> **Written exercise**: Below are entries. Give back exactly the lines from the one containing "Generate a web" through the one containing "const INK = '#111';", inclusive, without the pictures.
-- BEGIN Records for this exercise --
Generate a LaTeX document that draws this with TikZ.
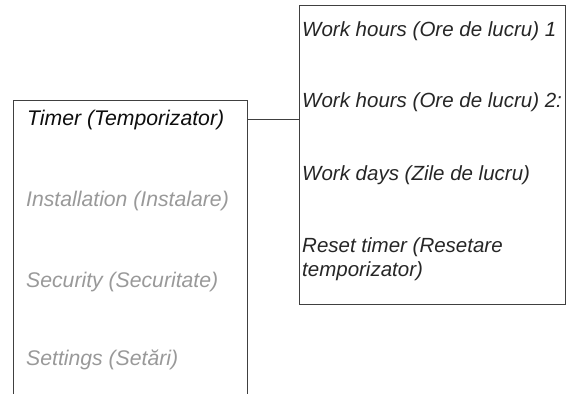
-- END Records for this exercise --
-- BEGIN Records for this exercise --
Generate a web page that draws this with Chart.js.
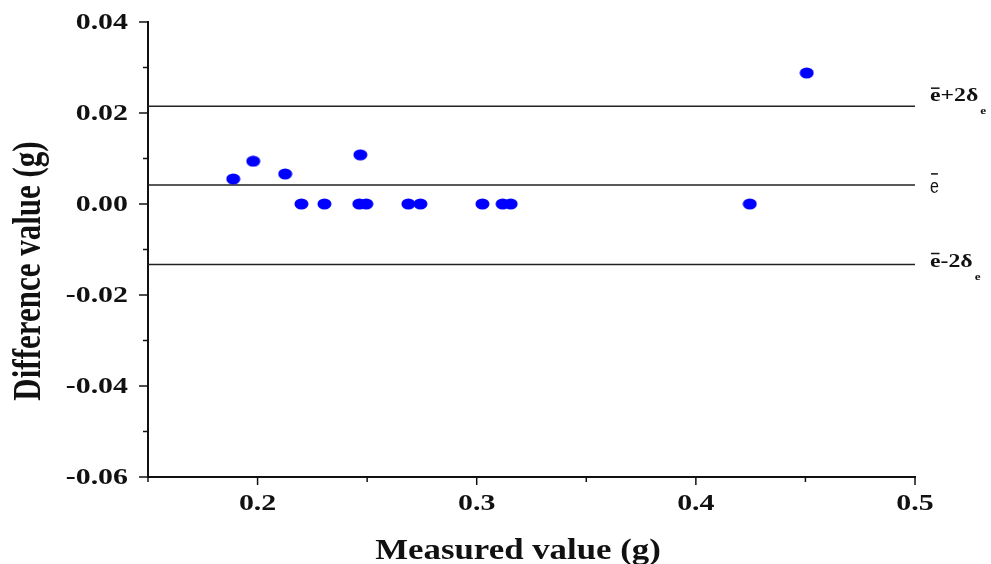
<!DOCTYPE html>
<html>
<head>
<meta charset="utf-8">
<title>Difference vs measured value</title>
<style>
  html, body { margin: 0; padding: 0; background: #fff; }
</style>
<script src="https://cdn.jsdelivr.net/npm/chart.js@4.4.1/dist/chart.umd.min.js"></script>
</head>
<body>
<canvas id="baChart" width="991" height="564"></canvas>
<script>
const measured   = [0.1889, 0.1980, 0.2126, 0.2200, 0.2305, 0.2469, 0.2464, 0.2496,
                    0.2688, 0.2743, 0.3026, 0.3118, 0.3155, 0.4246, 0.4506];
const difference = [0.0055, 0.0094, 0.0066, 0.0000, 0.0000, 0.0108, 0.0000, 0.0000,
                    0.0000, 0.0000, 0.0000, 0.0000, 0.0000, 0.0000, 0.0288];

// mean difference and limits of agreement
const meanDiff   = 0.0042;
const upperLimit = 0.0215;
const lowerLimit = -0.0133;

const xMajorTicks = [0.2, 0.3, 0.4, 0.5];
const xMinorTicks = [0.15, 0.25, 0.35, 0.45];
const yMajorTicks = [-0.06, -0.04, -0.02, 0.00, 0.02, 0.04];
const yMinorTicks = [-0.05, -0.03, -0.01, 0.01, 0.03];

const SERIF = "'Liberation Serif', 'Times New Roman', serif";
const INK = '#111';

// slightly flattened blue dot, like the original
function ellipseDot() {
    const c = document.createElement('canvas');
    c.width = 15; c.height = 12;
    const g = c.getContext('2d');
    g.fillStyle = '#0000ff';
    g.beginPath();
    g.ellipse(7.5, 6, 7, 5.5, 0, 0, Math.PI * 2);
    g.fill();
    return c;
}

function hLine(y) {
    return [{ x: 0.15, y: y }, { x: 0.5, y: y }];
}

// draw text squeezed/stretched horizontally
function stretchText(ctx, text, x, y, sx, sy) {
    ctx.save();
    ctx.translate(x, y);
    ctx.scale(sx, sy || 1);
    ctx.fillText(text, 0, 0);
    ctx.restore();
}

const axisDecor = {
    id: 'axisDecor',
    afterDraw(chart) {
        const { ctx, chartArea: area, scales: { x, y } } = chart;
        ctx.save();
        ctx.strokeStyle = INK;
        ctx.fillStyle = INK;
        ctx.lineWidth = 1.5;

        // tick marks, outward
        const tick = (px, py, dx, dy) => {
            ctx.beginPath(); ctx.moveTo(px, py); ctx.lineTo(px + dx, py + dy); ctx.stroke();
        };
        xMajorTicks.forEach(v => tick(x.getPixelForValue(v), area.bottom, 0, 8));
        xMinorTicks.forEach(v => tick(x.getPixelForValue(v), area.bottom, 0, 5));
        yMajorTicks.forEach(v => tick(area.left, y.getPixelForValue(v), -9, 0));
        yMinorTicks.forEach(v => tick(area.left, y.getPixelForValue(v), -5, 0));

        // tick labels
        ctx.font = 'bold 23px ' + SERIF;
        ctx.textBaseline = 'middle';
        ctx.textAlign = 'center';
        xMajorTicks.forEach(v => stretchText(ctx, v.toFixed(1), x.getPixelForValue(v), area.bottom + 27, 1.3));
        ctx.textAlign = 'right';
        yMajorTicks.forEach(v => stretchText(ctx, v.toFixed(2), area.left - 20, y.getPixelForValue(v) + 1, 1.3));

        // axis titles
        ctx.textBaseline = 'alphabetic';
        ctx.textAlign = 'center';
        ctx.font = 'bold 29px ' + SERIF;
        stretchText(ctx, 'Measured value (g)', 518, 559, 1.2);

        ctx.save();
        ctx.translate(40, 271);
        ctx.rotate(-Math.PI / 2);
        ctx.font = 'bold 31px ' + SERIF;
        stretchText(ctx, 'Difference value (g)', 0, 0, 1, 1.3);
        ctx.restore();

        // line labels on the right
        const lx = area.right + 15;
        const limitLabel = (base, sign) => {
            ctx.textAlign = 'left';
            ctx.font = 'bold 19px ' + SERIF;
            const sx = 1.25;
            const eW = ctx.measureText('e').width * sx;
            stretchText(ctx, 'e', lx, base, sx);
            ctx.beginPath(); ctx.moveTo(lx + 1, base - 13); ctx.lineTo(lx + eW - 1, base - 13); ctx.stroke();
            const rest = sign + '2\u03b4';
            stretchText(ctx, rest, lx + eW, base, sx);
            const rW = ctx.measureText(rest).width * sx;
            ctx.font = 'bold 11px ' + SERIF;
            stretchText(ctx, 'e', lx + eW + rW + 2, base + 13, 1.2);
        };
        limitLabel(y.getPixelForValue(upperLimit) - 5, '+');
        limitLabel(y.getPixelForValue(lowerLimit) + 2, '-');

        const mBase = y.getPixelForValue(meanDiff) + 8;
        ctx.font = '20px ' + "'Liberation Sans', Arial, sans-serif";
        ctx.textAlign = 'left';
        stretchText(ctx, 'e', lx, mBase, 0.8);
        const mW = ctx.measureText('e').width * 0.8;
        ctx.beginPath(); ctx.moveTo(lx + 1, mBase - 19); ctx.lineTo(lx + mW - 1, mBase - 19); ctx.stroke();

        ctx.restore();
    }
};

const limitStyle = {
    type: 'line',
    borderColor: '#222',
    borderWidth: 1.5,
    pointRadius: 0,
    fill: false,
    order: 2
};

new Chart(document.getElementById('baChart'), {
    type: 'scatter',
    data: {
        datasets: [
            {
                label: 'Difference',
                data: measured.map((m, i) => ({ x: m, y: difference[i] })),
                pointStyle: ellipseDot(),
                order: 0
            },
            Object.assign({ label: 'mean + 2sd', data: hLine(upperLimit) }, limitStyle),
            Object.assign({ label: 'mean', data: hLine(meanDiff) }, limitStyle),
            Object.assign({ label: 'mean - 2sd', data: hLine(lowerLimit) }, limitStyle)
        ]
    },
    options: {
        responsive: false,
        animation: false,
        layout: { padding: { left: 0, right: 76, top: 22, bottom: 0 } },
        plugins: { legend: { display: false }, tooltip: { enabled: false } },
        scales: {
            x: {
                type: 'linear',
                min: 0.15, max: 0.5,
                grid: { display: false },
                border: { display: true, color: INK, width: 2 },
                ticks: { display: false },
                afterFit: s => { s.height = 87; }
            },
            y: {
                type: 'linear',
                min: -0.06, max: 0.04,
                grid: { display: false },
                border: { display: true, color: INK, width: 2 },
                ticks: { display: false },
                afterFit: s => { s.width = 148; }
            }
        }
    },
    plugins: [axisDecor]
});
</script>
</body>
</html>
-- END Records for this exercise --
> **Reply to the exercise**:
Generate a web page that draws this with Chart.js.
<!DOCTYPE html>
<html>
<head>
<meta charset="utf-8">
<title>Difference vs measured value</title>
<style>
  html, body { margin: 0; padding: 0; background: #fff; }
</style>
<script src="https://cdn.jsdelivr.net/npm/chart.js@4.4.1/dist/chart.umd.min.js"></script>
</head>
<body>
<canvas id="baChart" width="991" height="564"></canvas>
<script>
const measured   = [0.1889, 0.1980, 0.2126, 0.2200, 0.2305, 0.2469, 0.2464, 0.2496,
                    0.2688, 0.2743, 0.3026, 0.3118, 0.3155, 0.4246, 0.4506];
const difference = [0.0055, 0.0094, 0.0066, 0.0000, 0.0000, 0.0108, 0.0000, 0.0000,
                    0.0000, 0.0000, 0.0000, 0.0000, 0.0000, 0.0000, 0.0288];

// mean difference and limits of agreement
const meanDiff   = 0.0042;
const upperLimit = 0.0215;
const lowerLimit = -0.0133;

const xMajorTicks = [0.2, 0.3, 0.4, 0.5];
const xMinorTicks = [0.15, 0.25, 0.35, 0.45];
const yMajorTicks = [-0.06, -0.04, -0.02, 0.00, 0.02, 0.04];
const yMinorTicks = [-0.05, -0.03, -0.01, 0.01, 0.03];

const SERIF = "'Liberation Serif', 'Times New Roman', serif";
const INK = '#111';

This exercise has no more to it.